GOAL
Copy every line of the records below where the word "that" occurs.

Entries with chart source code
* START *
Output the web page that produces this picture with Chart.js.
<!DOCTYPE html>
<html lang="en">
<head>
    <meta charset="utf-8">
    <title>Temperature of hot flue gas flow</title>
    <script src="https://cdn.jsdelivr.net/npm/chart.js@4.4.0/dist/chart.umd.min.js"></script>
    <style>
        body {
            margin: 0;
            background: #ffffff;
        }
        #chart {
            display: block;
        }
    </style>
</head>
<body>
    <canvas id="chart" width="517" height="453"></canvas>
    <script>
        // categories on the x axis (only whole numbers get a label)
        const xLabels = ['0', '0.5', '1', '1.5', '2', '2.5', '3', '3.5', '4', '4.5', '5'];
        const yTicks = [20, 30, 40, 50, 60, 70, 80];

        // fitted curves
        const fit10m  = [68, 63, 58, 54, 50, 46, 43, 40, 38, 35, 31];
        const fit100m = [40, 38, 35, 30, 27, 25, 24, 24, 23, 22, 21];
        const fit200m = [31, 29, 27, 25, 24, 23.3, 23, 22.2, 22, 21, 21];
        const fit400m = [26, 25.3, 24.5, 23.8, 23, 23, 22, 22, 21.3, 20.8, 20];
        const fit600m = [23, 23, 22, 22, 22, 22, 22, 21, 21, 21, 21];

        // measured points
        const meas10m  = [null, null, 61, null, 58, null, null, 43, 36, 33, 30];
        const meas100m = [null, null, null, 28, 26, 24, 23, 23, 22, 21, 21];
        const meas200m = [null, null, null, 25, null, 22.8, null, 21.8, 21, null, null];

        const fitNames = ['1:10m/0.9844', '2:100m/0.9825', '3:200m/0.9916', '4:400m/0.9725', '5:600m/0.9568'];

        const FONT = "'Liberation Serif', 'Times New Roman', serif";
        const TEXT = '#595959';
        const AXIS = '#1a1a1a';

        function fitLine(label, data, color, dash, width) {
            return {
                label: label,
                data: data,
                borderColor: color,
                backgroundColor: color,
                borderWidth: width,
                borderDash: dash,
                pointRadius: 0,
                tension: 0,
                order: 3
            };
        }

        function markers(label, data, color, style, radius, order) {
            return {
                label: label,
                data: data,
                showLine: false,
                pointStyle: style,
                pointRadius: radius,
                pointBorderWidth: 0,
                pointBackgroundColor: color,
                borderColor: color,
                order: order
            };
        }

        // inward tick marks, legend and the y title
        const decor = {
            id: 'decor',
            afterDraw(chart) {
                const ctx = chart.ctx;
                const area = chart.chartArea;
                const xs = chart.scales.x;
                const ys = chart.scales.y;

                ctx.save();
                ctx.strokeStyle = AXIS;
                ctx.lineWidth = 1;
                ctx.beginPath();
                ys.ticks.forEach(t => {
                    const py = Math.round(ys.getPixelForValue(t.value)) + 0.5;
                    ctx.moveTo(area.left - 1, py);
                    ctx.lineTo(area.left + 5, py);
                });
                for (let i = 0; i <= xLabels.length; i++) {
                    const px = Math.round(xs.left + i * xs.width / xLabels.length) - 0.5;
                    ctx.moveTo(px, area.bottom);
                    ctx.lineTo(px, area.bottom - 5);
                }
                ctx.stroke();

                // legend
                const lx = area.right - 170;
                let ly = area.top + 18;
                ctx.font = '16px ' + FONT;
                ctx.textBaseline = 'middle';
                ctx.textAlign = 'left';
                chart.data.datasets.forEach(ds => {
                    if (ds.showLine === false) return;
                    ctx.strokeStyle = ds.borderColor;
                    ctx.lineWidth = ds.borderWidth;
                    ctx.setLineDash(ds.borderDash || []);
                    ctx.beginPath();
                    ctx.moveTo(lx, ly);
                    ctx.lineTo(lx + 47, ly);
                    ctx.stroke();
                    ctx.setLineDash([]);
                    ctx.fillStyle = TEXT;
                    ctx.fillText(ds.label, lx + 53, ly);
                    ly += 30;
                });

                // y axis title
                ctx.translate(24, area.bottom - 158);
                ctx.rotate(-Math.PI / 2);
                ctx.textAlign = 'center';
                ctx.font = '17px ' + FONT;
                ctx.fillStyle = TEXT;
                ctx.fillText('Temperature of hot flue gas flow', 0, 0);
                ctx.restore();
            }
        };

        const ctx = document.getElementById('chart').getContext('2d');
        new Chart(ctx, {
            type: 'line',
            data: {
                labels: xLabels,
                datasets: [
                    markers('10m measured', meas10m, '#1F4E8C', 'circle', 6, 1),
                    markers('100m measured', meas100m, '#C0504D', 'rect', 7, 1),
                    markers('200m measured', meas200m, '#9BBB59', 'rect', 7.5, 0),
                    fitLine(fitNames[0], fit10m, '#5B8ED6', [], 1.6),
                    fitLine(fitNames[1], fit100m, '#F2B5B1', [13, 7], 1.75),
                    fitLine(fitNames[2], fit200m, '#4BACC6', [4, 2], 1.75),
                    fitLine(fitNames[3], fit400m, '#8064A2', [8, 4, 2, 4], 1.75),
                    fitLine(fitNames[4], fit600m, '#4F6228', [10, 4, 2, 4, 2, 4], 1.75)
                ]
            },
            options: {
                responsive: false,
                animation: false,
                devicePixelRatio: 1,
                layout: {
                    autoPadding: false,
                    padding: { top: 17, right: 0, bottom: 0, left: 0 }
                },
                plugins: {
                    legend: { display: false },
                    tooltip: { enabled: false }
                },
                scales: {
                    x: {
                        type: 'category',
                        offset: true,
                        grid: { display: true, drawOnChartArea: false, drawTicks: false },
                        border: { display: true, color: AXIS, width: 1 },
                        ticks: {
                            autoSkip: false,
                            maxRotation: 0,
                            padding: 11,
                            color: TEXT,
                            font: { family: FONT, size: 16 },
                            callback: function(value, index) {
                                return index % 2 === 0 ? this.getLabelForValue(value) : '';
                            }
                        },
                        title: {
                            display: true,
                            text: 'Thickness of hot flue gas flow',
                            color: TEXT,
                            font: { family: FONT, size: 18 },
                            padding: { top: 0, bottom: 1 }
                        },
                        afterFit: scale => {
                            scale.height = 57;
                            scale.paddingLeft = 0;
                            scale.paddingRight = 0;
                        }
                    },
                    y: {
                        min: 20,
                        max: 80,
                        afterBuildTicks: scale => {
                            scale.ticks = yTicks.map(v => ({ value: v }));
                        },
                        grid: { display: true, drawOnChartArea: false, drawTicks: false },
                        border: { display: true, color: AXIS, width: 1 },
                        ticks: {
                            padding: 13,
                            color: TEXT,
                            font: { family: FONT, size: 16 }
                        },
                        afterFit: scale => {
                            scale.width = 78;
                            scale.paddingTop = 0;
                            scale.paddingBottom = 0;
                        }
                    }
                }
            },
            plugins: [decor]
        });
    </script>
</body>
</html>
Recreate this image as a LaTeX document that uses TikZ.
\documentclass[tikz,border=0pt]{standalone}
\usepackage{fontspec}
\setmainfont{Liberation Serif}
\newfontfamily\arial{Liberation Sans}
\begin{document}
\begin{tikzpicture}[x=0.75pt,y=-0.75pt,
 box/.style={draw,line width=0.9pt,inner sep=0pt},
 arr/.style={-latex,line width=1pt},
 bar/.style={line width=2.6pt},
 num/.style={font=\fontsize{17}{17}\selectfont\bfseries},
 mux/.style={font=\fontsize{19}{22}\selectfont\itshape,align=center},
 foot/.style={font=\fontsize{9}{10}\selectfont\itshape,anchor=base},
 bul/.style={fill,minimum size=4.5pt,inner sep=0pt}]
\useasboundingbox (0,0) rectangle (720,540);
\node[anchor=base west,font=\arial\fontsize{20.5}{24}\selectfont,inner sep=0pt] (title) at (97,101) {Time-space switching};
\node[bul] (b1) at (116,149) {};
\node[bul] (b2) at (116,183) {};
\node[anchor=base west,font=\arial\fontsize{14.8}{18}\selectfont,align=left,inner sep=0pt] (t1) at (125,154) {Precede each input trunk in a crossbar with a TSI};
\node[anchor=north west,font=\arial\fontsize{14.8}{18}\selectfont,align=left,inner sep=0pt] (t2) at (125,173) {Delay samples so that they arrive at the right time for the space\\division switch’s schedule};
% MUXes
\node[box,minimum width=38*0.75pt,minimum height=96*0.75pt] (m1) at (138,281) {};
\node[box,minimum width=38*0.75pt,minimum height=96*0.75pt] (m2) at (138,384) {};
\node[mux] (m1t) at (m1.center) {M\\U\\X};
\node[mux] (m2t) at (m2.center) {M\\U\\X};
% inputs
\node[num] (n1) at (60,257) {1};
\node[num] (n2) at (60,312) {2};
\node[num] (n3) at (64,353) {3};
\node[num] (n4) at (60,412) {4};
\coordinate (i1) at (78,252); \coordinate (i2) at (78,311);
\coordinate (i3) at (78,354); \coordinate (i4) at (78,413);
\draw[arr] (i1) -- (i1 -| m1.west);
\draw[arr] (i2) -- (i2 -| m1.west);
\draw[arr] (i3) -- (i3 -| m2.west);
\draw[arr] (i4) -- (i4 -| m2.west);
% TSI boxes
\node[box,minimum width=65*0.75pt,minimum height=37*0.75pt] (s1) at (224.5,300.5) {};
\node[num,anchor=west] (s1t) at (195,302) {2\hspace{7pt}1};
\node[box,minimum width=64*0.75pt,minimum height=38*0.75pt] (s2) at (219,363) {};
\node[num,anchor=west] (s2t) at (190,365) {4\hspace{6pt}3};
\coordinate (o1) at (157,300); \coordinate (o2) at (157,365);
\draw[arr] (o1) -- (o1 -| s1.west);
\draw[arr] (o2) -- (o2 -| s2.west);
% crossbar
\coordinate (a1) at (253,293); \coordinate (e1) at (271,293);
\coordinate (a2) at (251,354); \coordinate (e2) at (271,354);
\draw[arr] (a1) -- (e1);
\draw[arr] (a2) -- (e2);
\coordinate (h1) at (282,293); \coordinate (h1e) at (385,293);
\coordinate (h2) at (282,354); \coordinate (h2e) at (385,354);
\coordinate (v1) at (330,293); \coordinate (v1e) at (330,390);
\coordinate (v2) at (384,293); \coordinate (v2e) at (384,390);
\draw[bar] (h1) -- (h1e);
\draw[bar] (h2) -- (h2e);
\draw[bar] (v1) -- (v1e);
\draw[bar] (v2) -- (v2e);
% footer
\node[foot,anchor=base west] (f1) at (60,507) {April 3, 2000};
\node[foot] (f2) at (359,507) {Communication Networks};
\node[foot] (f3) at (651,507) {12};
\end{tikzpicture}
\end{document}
* END *
RESULT OF THIS EXERCISE
Output the web page that produces this picture with Chart.js.
Recreate this image as a LaTeX document that uses TikZ.
\node[anchor=north west,font=\arial\fontsize{14.8}{18}\selectfont,align=left,inner sep=0pt] (t2) at (125,173) {Delay samples so that they arrive at the right time for the space\\division switch’s schedule};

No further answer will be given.